[Start Input data]
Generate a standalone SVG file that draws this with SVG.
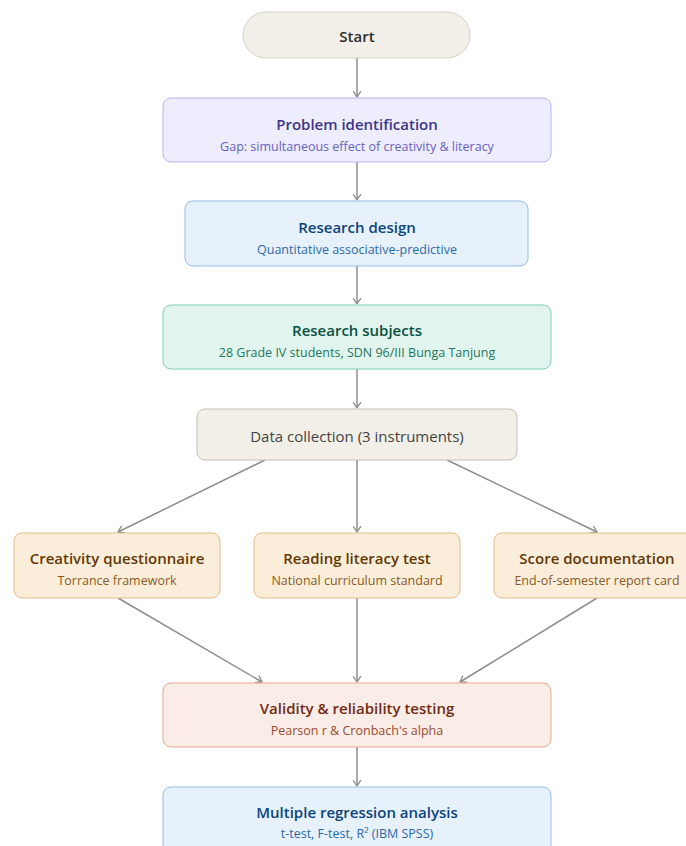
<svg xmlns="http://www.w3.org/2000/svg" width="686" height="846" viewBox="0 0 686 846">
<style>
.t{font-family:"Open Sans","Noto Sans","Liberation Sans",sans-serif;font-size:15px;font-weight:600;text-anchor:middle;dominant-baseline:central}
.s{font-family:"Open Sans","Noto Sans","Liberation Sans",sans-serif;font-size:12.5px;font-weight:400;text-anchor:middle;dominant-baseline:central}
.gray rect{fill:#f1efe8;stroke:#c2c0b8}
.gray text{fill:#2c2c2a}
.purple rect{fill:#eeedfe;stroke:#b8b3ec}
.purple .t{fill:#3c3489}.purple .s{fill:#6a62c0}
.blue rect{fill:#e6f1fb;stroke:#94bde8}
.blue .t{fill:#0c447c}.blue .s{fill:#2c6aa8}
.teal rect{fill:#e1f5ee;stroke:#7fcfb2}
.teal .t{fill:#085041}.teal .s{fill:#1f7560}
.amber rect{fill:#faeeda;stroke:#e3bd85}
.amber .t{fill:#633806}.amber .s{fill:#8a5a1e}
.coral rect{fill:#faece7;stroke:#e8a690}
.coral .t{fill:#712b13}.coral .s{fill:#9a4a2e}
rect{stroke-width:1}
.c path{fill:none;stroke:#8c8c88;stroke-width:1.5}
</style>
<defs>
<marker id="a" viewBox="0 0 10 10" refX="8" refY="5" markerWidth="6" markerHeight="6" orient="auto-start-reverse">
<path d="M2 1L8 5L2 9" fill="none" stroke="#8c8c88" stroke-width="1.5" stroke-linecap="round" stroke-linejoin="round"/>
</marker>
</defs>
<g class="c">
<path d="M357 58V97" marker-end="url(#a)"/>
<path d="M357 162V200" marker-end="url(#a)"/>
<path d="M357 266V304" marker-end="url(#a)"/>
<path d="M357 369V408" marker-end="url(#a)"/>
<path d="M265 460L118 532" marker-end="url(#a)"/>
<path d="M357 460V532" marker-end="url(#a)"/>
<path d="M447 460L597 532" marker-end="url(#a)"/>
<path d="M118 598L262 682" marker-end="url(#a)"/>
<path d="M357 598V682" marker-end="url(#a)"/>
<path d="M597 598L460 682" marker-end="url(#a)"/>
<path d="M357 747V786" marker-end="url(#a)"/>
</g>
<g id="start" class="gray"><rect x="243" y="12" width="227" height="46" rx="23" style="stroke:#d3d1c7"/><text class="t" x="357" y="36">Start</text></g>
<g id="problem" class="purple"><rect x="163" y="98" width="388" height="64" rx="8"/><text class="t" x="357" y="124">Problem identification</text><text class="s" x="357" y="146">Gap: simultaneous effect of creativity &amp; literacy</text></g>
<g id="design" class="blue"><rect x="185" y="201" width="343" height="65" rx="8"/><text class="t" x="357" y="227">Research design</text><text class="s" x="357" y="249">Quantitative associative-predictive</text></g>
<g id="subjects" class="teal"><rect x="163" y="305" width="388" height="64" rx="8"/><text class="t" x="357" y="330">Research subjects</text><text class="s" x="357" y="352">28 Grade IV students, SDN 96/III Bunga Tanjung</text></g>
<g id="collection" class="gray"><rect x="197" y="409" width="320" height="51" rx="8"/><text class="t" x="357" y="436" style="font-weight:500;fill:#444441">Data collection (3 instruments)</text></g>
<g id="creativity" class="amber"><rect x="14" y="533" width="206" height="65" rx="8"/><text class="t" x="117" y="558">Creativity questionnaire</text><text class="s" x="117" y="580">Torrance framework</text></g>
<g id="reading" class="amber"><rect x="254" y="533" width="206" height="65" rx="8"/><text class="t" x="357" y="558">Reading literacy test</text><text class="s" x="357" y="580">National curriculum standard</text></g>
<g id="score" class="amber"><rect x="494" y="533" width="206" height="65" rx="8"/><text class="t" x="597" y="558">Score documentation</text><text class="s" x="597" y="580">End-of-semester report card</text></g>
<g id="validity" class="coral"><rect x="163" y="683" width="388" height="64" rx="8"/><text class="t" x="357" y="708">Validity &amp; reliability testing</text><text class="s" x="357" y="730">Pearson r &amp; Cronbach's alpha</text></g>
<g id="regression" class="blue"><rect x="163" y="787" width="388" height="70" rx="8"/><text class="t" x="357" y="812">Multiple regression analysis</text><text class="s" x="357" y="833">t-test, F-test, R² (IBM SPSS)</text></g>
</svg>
[End Input data]
[Start Input data]
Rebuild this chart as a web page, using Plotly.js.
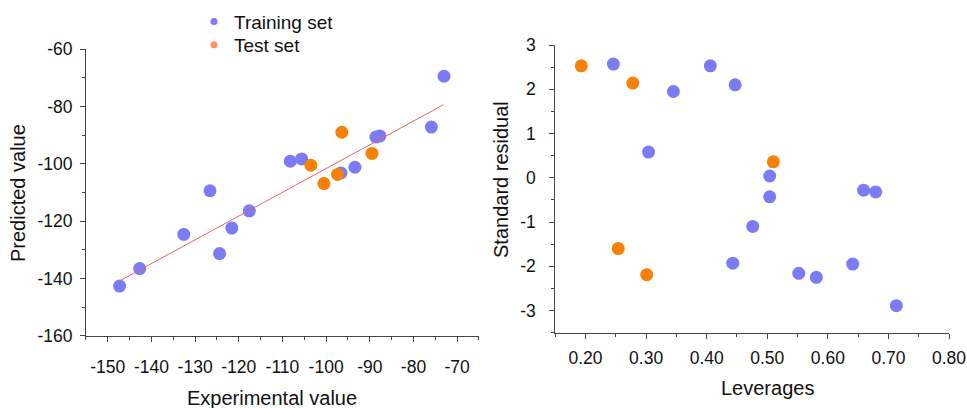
[End Input data]
[Start Input data]
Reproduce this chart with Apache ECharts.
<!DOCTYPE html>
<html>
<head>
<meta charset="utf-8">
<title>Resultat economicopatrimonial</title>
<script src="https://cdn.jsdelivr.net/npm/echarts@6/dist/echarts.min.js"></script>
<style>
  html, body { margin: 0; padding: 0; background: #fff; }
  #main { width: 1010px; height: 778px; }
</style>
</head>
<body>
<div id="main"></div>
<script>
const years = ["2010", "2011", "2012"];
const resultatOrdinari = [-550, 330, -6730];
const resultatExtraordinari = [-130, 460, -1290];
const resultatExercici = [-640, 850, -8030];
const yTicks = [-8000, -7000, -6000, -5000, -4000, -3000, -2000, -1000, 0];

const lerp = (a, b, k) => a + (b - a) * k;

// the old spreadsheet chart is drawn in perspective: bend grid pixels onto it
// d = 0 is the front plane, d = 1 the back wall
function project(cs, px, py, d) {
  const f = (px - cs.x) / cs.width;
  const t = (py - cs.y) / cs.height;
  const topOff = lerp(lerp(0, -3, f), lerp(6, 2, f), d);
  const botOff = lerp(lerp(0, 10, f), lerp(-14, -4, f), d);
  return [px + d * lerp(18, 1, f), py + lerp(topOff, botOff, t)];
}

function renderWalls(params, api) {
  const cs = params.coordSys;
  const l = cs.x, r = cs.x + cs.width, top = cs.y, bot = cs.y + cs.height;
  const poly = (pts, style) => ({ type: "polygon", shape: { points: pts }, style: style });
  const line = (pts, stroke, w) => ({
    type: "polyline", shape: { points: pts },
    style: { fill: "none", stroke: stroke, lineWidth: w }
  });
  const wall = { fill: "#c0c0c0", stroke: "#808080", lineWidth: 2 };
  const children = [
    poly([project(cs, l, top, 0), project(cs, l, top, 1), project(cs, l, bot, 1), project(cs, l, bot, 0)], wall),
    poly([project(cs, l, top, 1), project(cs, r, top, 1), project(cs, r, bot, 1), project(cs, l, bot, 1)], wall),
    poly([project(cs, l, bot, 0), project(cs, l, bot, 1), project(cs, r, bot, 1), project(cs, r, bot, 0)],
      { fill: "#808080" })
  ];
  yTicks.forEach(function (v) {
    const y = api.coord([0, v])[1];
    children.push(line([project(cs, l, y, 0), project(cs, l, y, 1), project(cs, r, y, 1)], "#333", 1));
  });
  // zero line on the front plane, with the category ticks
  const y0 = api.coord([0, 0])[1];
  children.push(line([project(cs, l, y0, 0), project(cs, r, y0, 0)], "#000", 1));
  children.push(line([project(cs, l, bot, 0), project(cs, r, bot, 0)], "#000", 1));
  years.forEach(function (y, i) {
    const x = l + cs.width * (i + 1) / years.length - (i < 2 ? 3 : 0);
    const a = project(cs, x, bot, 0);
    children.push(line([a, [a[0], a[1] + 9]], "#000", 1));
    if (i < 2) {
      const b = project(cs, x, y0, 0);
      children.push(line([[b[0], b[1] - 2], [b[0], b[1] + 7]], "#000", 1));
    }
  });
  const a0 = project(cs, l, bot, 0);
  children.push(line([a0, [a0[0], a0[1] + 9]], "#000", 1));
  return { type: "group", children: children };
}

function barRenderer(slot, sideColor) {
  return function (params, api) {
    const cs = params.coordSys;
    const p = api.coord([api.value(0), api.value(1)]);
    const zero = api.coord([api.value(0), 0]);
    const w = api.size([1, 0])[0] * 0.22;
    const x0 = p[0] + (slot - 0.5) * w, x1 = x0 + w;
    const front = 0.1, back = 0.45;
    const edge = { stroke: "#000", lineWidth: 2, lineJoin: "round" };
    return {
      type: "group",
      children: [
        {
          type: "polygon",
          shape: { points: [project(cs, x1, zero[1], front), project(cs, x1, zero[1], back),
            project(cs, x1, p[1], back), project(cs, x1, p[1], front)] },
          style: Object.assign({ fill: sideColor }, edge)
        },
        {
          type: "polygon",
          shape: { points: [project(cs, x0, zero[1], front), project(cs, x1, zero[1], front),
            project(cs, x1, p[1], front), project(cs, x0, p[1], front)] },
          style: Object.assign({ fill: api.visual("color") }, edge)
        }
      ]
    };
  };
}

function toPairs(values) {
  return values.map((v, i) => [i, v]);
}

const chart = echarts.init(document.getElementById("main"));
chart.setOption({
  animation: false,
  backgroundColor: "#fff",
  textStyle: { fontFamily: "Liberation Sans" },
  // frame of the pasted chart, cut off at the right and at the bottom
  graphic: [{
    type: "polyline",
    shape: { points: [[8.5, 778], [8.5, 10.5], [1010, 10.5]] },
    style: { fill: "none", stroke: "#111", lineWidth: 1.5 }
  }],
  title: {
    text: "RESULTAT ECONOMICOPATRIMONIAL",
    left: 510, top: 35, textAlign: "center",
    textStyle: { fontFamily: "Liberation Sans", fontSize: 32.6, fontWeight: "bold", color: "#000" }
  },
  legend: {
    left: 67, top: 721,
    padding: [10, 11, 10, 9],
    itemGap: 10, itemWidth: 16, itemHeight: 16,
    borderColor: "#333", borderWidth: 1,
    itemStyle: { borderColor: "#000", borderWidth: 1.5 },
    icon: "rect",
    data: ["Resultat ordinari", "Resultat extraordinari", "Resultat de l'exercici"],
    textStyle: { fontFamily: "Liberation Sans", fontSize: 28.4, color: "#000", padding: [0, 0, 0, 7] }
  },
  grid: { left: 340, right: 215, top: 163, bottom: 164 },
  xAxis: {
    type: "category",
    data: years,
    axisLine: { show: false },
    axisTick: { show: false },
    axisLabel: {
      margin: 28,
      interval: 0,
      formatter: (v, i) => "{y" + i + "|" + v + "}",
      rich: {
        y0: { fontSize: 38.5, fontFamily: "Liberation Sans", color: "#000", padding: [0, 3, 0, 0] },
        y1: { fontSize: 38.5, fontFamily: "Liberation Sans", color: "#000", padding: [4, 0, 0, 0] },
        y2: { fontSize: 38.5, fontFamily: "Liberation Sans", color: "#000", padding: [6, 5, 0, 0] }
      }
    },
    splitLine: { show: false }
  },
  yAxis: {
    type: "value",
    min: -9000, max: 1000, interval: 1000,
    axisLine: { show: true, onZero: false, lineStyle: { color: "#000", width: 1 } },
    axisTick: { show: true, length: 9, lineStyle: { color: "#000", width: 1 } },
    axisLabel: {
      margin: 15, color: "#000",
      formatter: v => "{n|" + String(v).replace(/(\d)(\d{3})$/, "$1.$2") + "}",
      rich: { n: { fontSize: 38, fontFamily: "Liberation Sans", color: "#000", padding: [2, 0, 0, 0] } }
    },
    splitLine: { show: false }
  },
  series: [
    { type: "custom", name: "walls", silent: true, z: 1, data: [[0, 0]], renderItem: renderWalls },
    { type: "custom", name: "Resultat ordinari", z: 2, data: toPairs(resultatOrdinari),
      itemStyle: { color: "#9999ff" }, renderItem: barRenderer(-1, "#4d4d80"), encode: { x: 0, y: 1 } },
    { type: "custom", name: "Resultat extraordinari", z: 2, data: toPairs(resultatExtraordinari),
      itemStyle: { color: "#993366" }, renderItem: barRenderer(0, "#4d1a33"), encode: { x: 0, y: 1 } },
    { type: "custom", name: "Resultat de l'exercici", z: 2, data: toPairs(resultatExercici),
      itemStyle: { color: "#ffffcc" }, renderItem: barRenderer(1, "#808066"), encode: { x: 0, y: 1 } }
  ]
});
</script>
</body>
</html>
[End Input data]
» Request:
Using the records above, gather all lines where the string "this" is present.

» The answer:
Generate a standalone SVG file that draws this with SVG.
Rebuild this chart as a web page, using Plotly.js.
Reproduce this chart with Apache ECharts.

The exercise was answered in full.